### MATERIAL PROVIDED

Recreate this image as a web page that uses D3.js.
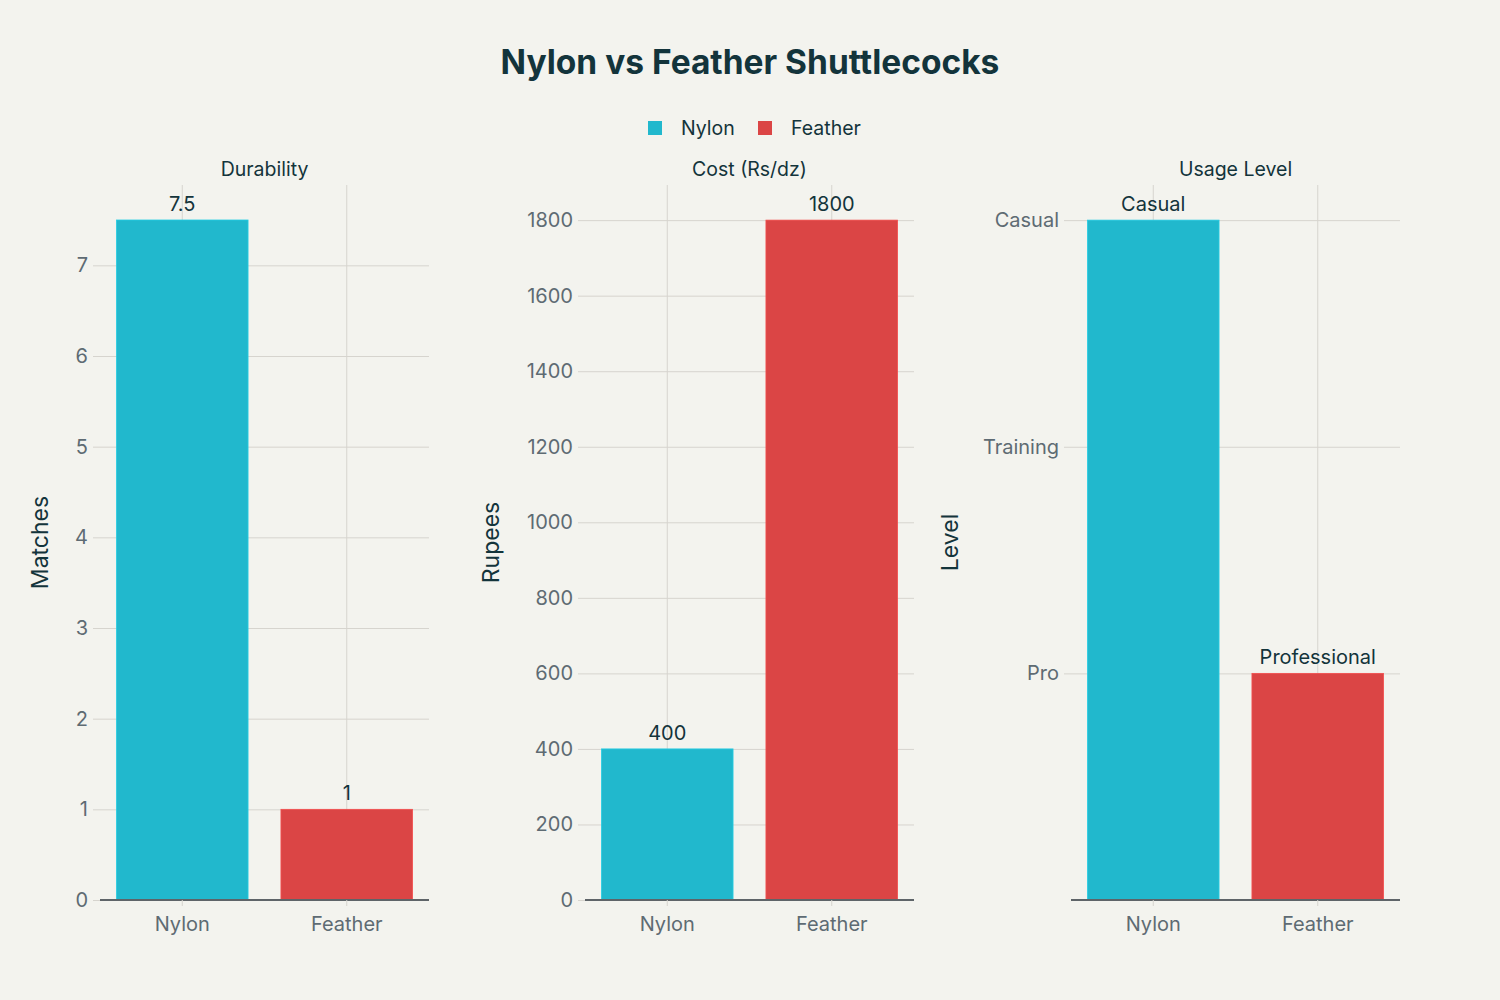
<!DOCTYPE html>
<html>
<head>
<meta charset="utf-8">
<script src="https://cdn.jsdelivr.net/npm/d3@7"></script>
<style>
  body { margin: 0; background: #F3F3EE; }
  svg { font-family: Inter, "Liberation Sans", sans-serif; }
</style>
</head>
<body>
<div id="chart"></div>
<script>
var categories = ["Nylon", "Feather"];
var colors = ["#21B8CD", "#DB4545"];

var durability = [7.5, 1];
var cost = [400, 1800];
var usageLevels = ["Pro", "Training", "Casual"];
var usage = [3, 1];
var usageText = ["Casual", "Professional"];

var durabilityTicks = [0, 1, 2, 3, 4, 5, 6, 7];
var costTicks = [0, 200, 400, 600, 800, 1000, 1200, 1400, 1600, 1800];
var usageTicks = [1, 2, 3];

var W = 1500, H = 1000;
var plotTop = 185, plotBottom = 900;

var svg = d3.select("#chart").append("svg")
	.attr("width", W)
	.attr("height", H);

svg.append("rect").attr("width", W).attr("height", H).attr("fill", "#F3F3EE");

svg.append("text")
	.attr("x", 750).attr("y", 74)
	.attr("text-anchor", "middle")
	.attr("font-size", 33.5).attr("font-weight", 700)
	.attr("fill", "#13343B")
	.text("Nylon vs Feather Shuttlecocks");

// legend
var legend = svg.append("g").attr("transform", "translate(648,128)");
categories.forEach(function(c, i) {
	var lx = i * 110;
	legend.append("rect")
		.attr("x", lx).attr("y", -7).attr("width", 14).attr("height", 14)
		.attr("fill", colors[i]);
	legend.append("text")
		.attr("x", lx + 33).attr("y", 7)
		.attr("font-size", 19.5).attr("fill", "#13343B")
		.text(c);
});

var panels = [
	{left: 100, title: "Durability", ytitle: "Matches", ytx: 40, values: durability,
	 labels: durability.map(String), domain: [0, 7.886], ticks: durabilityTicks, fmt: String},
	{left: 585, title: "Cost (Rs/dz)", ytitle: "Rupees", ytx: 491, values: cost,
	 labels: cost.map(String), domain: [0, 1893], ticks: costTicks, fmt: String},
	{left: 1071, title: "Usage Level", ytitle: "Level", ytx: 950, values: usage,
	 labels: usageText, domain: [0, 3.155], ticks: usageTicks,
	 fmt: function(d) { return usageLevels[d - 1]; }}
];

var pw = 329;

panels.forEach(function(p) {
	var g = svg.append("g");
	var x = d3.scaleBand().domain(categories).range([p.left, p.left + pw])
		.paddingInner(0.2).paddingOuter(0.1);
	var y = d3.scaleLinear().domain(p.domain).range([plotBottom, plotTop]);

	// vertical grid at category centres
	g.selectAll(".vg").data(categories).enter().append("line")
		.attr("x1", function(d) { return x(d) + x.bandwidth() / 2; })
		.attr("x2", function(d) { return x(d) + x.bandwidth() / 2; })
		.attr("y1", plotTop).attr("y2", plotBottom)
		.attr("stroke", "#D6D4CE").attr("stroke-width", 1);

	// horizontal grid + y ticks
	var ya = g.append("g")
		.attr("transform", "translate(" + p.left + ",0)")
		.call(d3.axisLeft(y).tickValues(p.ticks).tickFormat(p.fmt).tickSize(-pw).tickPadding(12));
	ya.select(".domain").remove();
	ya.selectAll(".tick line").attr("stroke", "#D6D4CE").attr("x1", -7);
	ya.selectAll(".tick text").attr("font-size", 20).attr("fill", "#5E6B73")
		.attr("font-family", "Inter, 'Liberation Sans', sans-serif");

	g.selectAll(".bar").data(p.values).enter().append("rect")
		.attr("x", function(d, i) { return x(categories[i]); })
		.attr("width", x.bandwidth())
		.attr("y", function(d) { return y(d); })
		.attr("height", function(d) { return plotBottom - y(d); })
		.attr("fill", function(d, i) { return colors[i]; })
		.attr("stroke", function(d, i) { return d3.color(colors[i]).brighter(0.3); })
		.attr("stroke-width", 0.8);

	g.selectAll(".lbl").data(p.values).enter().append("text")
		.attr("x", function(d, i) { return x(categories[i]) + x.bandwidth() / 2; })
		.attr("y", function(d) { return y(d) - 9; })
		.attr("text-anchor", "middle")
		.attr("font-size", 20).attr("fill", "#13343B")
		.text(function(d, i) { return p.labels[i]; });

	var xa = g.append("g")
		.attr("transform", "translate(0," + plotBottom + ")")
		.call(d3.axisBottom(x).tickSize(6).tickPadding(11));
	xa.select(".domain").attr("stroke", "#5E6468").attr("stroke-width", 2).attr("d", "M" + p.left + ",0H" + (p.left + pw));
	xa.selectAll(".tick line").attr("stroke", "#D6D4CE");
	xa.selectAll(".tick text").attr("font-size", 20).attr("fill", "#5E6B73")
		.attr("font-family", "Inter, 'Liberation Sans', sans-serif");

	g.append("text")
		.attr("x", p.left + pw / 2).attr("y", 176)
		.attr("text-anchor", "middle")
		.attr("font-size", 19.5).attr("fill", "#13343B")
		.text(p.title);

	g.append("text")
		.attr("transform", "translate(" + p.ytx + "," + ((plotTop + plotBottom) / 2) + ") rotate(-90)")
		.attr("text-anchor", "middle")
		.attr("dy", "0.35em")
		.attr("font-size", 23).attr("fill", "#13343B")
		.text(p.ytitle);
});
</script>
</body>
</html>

######
### MATERIAL PROVIDED

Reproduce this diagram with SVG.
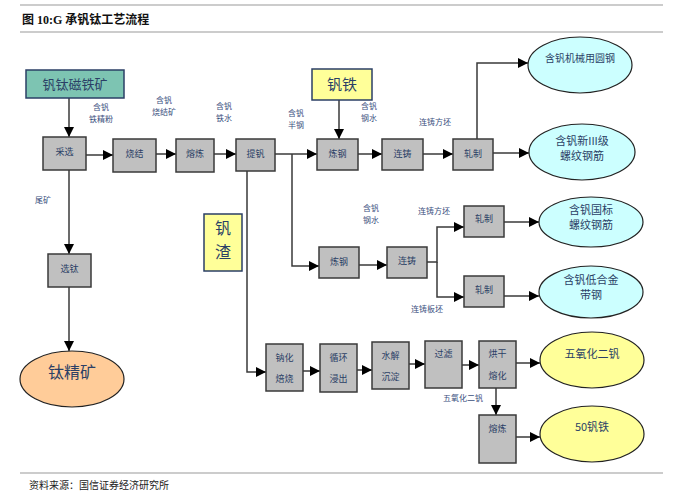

######
### MATERIAL PROVIDED

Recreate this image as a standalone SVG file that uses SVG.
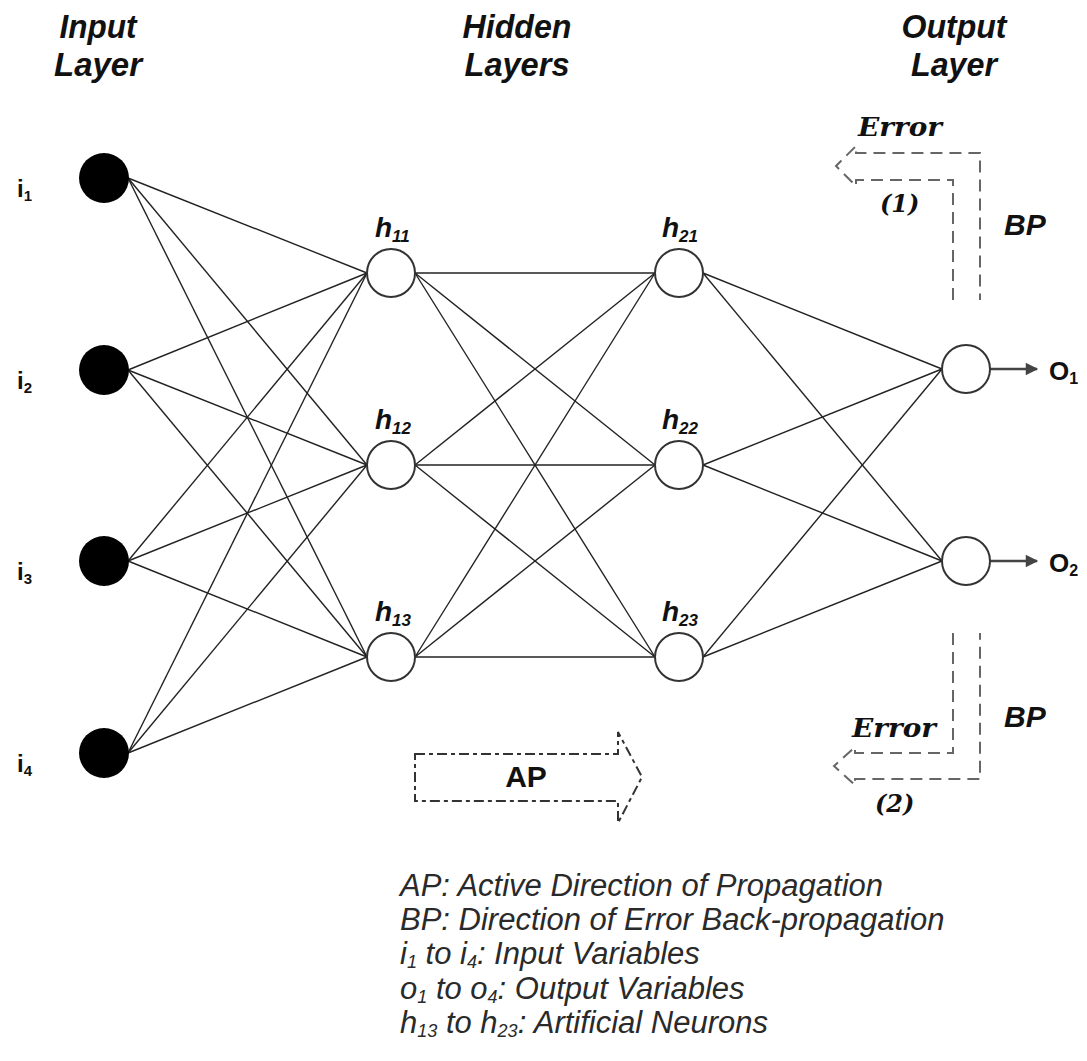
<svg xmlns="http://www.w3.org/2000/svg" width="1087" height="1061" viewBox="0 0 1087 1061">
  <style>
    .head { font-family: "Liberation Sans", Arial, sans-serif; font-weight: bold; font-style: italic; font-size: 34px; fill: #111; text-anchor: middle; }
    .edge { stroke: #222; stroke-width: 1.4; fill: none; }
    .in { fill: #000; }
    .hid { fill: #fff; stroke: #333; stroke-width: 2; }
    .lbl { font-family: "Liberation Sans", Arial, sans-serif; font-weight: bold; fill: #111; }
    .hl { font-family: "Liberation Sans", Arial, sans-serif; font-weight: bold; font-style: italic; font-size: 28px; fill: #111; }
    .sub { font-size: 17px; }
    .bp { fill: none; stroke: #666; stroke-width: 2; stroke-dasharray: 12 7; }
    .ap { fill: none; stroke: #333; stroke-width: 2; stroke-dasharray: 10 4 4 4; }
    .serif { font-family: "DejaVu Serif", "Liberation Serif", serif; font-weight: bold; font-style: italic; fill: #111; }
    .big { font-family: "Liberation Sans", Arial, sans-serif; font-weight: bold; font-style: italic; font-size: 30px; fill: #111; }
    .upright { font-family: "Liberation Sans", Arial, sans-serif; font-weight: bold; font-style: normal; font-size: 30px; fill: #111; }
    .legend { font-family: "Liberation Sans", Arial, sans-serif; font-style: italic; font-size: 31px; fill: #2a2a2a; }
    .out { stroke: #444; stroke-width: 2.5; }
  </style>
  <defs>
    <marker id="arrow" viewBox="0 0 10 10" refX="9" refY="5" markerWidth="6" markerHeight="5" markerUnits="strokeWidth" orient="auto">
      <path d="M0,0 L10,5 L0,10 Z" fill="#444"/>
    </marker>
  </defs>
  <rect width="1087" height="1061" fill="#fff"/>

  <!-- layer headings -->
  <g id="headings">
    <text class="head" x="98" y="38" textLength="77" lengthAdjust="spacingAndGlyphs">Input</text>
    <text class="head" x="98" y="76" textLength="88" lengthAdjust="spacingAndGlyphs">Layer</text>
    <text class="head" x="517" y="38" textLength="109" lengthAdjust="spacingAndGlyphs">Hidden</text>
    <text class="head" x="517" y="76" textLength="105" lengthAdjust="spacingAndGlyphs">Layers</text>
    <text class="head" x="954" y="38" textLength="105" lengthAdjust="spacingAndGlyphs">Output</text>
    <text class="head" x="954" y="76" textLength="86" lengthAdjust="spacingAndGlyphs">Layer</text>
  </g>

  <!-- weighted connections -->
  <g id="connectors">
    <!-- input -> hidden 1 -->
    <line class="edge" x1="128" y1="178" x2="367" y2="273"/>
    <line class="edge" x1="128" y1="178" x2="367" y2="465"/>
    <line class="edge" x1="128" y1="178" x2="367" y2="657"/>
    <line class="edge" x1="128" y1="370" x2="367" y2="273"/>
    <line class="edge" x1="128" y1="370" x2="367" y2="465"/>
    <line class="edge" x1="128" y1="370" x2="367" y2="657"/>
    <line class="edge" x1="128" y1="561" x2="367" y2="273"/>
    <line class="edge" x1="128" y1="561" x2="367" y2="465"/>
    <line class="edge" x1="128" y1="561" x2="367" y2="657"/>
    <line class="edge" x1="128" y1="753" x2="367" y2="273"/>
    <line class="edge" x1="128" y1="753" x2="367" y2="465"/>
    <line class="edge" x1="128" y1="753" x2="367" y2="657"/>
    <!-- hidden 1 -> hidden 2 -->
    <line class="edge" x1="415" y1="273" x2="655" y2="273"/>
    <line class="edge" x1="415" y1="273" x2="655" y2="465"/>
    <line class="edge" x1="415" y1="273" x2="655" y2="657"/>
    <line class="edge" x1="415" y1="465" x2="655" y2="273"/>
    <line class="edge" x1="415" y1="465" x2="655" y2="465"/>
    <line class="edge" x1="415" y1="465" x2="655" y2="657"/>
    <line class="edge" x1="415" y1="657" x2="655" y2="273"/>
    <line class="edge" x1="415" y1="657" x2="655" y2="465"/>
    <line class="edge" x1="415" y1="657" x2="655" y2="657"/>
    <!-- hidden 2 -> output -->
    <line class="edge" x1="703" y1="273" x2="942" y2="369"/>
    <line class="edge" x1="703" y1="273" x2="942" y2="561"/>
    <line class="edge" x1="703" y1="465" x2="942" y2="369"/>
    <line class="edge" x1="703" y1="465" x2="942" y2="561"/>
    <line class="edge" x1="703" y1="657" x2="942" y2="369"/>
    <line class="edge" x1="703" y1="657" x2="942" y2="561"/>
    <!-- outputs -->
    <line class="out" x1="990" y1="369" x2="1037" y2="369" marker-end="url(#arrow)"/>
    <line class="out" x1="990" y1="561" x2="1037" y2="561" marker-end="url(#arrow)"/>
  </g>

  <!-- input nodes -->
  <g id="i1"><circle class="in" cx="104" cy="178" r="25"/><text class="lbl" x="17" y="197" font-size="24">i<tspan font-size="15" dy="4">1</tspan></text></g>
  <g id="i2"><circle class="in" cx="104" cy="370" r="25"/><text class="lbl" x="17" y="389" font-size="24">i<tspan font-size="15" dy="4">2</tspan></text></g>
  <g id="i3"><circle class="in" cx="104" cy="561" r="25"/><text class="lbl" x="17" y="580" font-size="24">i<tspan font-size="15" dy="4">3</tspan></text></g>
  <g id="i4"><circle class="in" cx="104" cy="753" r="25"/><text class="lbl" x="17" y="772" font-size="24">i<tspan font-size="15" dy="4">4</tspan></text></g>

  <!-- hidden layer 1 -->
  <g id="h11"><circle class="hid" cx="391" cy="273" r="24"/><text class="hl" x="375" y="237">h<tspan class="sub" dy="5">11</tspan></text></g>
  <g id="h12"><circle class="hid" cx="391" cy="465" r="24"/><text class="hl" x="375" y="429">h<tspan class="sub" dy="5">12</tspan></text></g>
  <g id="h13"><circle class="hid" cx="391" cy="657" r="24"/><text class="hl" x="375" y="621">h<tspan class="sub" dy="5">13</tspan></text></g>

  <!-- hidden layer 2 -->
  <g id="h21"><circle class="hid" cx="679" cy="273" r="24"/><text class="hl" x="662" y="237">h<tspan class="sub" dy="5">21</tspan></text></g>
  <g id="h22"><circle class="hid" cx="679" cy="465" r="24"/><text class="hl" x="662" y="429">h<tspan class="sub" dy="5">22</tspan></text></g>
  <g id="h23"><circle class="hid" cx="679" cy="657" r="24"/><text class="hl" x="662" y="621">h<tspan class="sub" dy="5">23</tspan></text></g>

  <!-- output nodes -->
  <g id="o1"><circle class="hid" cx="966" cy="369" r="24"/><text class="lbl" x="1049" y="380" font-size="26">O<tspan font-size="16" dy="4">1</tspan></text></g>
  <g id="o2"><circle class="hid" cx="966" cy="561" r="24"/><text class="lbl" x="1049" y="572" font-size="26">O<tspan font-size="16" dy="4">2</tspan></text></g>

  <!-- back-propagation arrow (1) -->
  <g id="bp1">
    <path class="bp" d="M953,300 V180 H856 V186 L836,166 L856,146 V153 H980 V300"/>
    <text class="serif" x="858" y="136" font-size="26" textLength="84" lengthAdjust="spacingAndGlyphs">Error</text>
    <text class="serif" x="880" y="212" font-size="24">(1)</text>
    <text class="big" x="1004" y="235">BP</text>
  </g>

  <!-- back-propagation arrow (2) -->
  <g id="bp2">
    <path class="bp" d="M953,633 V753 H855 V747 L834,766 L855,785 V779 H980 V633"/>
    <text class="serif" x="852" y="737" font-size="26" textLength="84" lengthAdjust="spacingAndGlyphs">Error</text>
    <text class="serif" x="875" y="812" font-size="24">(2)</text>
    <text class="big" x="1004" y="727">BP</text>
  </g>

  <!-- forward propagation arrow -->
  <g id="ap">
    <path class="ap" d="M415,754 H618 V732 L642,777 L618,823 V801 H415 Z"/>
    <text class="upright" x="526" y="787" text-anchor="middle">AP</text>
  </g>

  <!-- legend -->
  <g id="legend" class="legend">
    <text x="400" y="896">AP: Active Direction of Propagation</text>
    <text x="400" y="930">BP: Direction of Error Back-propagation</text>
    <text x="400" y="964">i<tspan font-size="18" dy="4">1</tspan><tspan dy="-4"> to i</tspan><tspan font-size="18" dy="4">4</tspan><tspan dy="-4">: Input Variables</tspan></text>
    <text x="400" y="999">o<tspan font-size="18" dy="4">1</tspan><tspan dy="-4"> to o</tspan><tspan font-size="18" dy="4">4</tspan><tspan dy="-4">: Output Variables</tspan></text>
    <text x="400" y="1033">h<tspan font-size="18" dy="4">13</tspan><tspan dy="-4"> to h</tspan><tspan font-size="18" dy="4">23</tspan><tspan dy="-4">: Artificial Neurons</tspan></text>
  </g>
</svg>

######

**EXERCISE REQUIREMENTS:**
Quote the lines above exactly, starting with the one that has "Recreate this image as a web" and ending with the one that has "var pw = 329;"; drop the pictures and include nothing else.

**EXERCISE OUTPUT:**
Recreate this image as a web page that uses D3.js.
<!DOCTYPE html>
<html>
<head>
<meta charset="utf-8">
<script src="https://cdn.jsdelivr.net/npm/d3@7"></script>
<style>
  body { margin: 0; background: #F3F3EE; }
  svg { font-family: Inter, "Liberation Sans", sans-serif; }
</style>
</head>
<body>
<div id="chart"></div>
<script>
var categories = ["Nylon", "Feather"];
var colors = ["#21B8CD", "#DB4545"];

var durability = [7.5, 1];
var cost = [400, 1800];
var usageLevels = ["Pro", "Training", "Casual"];
var usage = [3, 1];
var usageText = ["Casual", "Professional"];

var durabilityTicks = [0, 1, 2, 3, 4, 5, 6, 7];
var costTicks = [0, 200, 400, 600, 800, 1000, 1200, 1400, 1600, 1800];
var usageTicks = [1, 2, 3];

var W = 1500, H = 1000;
var plotTop = 185, plotBottom = 900;

var svg = d3.select("#chart").append("svg")
	.attr("width", W)
	.attr("height", H);

svg.append("rect").attr("width", W).attr("height", H).attr("fill", "#F3F3EE");

svg.append("text")
	.attr("x", 750).attr("y", 74)
	.attr("text-anchor", "middle")
	.attr("font-size", 33.5).attr("font-weight", 700)
	.attr("fill", "#13343B")
	.text("Nylon vs Feather Shuttlecocks");

// legend
var legend = svg.append("g").attr("transform", "translate(648,128)");
categories.forEach(function(c, i) {
	var lx = i * 110;
	legend.append("rect")
		.attr("x", lx).attr("y", -7).attr("width", 14).attr("height", 14)
		.attr("fill", colors[i]);
	legend.append("text")
		.attr("x", lx + 33).attr("y", 7)
		.attr("font-size", 19.5).attr("fill", "#13343B")
		.text(c);
});

var panels = [
	{left: 100, title: "Durability", ytitle: "Matches", ytx: 40, values: durability,
	 labels: durability.map(String), domain: [0, 7.886], ticks: durabilityTicks, fmt: String},
	{left: 585, title: "Cost (Rs/dz)", ytitle: "Rupees", ytx: 491, values: cost,
	 labels: cost.map(String), domain: [0, 1893], ticks: costTicks, fmt: String},
	{left: 1071, title: "Usage Level", ytitle: "Level", ytx: 950, values: usage,
	 labels: usageText, domain: [0, 3.155], ticks: usageTicks,
	 fmt: function(d) { return usageLevels[d - 1]; }}
];

var pw = 329;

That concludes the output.